Apesar de tudo, esta continua a fazer-se de forma clandestina em vilas, aldeias e principalmente em lugares ou montes isolados na vasta planície alentejana, onde todos se conhecem e a presença das autoridades não alcança. E mesmo que, à distância, algum eco lhes chegue dessas actividades, o que fazem é ignorá-lo para não cair no desagrado dos poucos que por ali ainda habitam.

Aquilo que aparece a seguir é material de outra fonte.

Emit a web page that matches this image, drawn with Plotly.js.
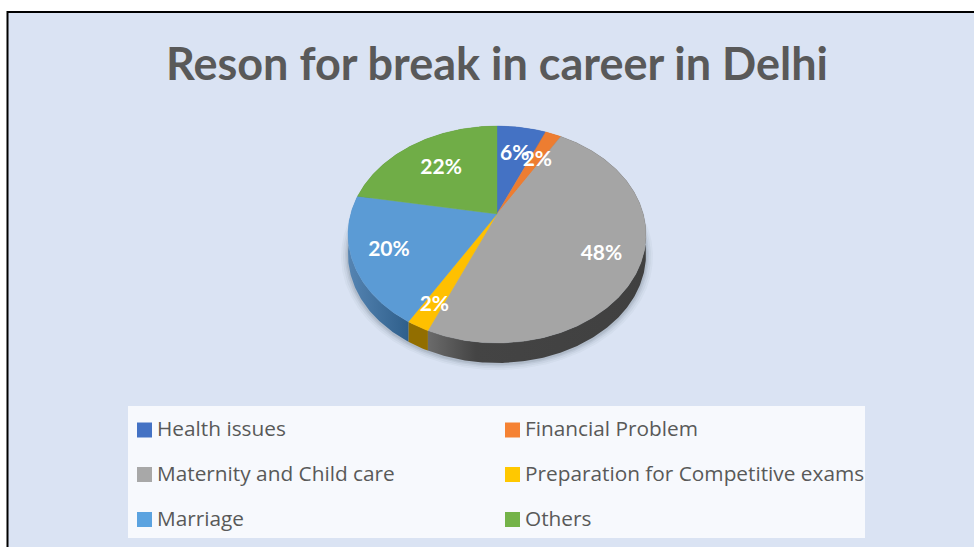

Este ano, a Câmara Municipal de Évora achou por bem fazer a recriação deste hábito tradicional na Praça do Giraldo, com a óbvia exclusão da parte não permitida por lei, no intuito de fazer descer a ruralidade à cidade. Ali instalou dois carros de canudo e levantou um lume de chão onde as febras foram assadas. Sopa dos ganhões enriquecida com a presença da carne de porco e enchidos cozidos também foi colocado à disposição de quem a quisesse saborear. Grupos de cantares acompanharam a refeição, onde a pinga de estalo se fez notar. Turistas nacionais e estrangeiros, surpreendidos com este evento inédito, teceram loas à iniciativa que lhes permitiu conhecer melhor a história e os segredos de vida do povo alentejano.